In just two shorts F has become one of my favourite Jedi. She’s a Jedi ideal outside of the order, like Ahsoka. I find her so endearing and connected to her struggle. She battles propaganda, tries to teach lessons to children, but is now an active fighter, too. Her master is back from the dead with no explanation (classic Star Wars) and the confrontation between them is great, both the dialogue (rarely a strong point in Visions) and the visuals, like the rose garden in space. The brutal ending is great. F bests her former master, refuses corruption, but is severely hurt. She loses the same limbs as Anakin yet keeps her Jedi spirit. A scarred hero is a welcome change to the burnt and limbless villains of the franchise.
2) The Duel: Payback
Everyone loves The Duel from the first season but it never spoke to me. I like it but it’s hardly a favourite, so I watched the sequel with some trepidation. I loved The Duel: Payback. The way I feel about this short is the way other people feel about the first. I think this sequel is doing more, saying more, without losing anything from the enigmatic original. The Duel sometimes felt it was trying a little too hard to be cool and badass. Payback is still those things but willing to open up the tone, have a little more fun, and I think the addition of the Ewoks and Anzellan is a wise choice.

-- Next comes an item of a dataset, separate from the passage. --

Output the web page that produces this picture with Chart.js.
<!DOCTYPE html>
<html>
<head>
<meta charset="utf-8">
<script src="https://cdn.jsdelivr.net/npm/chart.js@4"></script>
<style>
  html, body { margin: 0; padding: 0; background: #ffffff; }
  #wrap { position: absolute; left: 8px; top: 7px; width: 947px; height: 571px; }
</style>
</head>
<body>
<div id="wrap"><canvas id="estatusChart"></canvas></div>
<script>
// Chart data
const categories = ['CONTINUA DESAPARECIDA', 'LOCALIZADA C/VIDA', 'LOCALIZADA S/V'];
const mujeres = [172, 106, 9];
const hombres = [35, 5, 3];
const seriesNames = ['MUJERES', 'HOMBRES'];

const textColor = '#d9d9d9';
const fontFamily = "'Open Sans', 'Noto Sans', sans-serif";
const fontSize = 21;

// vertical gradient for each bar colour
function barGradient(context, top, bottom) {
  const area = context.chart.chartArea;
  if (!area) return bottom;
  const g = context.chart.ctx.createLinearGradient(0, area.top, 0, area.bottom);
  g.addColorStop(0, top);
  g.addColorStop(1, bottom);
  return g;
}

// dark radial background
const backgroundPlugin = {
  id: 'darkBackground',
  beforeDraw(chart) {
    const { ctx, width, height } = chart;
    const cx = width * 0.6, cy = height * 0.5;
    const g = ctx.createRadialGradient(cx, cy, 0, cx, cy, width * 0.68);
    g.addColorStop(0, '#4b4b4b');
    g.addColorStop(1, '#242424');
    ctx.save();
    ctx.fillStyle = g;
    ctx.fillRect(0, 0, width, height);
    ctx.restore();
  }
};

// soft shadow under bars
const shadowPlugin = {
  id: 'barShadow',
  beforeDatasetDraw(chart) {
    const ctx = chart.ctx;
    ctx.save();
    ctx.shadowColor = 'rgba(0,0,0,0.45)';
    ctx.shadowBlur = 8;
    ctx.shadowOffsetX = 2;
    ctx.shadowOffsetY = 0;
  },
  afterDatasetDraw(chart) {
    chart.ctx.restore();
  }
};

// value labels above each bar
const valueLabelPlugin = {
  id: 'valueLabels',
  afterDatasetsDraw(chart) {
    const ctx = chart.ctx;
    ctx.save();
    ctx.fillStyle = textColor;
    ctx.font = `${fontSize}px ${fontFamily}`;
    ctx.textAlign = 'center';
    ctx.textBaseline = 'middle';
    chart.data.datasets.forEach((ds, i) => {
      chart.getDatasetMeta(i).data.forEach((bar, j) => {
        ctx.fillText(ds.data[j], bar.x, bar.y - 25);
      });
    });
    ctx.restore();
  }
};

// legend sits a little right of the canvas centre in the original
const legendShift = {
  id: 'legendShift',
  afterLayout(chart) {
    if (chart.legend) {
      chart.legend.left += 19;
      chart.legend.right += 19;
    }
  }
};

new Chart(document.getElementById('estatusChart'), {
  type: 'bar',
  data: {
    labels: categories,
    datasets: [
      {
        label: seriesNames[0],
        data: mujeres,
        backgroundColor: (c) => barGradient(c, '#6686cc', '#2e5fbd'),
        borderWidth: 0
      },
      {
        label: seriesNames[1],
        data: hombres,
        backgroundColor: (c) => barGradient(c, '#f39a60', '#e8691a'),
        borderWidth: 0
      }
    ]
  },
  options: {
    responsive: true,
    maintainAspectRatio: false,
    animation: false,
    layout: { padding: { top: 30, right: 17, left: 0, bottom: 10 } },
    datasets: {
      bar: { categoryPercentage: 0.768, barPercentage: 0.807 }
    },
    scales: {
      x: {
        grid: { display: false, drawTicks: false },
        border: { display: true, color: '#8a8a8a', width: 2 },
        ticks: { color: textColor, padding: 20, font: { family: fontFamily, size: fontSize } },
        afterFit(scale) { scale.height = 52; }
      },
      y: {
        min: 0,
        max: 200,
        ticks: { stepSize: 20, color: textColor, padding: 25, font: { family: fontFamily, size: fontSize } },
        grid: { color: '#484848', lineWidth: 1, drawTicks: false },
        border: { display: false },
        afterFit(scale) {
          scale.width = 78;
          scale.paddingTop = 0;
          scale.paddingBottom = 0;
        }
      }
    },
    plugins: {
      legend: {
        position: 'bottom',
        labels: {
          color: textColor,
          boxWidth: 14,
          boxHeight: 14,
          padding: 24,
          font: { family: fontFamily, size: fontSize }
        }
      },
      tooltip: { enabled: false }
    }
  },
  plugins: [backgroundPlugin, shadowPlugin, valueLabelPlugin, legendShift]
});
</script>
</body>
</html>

As with the original, the visuals are fantastic and the fights engaging. The AT-AT gambling den is imaginative. But I connected to this story more, felt there was more meat on the bone. The Sith hunter becomes the hunted, now with a chain of revenge as a Jedi ‘Crusader’ seeks vengeance on the protagonist. This added layer gives the short the thematic and philosophical angle lacking from the original, making us question both Jedi and Sith. This fallen Jedi can’t see how the dark side has corrupted him. There’s an incredible moment when his vision becomes black and white and he can’t tell whether the blue lightsaber or red lightsaber is his. It’s a perfect way to make the mostly black and white art style vital to the ideas at play.
1) BLACK
There’s a fine line between this season’s weakest episode and its strongest. BLACK works for me where Bird of Paradise falters in that it commits to being pure abstract art. There’s no dialogue, no explanation. It is an incredible visual experience I think different viewers will have different thoughts about. For me, we may experience images of famous Star Wars battles but what we’re truly seeing is purely a representation of an internal battle. A death dream of a stormtrooper, a battle for his soul, where he’s not fighting rebels but another version of himself. We get the classic green vs red imagery of Star Wars but in a brand new way.

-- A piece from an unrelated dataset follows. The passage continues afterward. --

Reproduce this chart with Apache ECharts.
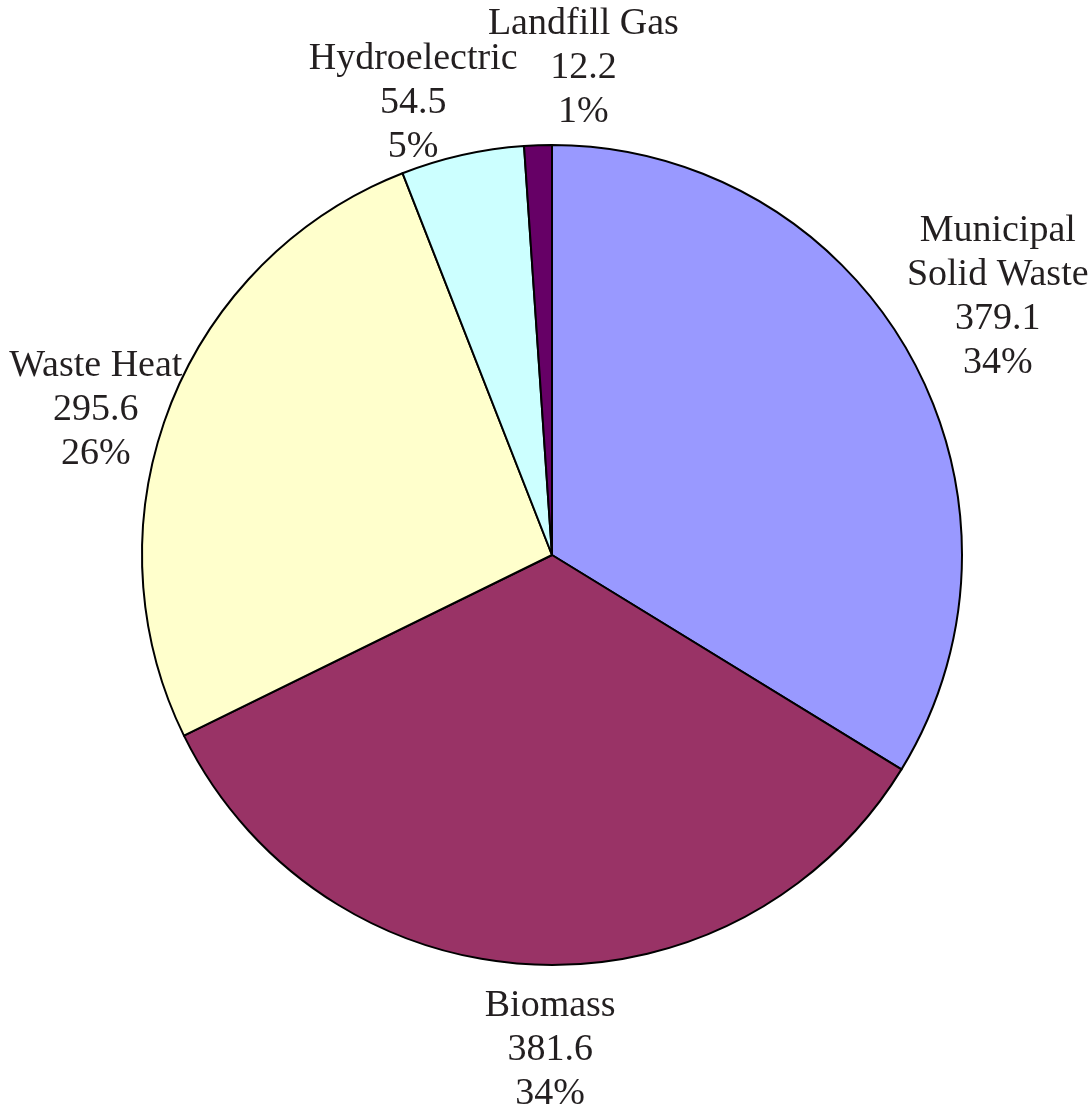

BLACK is surreal and disturbing and fully commits. I love it. It’s a devastatingly effective anti-war message that comes through however you interpret specific visuals. The one thing I maybe question is the music, which the subtitles call “whimsical jazz,” for maybe being a little too light compared to the imagery, but it matches the visual chaos. The way the ‘camera’ moves is electric. I think it’s outstanding that Visions can offer a place for creatives to produce such a short, which after 49 years is something new and totally unique in the franchise.